[START OF Supplied information]
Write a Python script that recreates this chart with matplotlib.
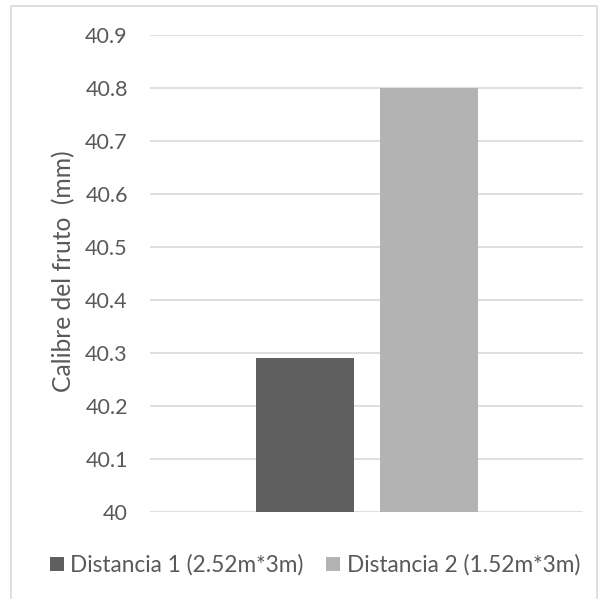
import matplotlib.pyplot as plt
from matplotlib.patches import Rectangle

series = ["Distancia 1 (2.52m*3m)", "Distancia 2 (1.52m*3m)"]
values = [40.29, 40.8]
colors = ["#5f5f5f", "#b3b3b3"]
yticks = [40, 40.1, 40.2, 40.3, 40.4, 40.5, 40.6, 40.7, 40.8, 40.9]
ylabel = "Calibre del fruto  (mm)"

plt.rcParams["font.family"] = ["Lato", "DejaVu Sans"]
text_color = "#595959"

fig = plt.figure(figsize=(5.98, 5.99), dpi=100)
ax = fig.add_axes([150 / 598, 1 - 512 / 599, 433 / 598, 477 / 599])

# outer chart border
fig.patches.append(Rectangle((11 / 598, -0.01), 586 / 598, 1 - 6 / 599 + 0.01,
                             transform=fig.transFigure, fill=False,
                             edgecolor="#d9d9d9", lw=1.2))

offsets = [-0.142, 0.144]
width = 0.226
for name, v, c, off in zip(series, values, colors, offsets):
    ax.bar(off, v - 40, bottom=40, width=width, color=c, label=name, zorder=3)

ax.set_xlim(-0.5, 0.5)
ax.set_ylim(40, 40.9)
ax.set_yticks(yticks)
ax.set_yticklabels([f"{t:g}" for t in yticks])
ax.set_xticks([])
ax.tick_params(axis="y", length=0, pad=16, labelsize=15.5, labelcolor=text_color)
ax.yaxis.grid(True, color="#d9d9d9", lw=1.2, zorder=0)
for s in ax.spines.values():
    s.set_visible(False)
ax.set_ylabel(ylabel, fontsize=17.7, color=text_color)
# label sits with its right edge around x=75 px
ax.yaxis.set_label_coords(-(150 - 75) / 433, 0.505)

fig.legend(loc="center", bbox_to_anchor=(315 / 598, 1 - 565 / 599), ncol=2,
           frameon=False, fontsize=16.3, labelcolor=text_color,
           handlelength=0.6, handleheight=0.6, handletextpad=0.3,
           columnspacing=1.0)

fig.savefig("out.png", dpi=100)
[END OF Supplied information]
=== Direction ===
Among the lines of the material, find those that hold the word "chart" and copy them.

=== Task output ===
Write a Python script that recreates this chart with matplotlib.
# outer chart border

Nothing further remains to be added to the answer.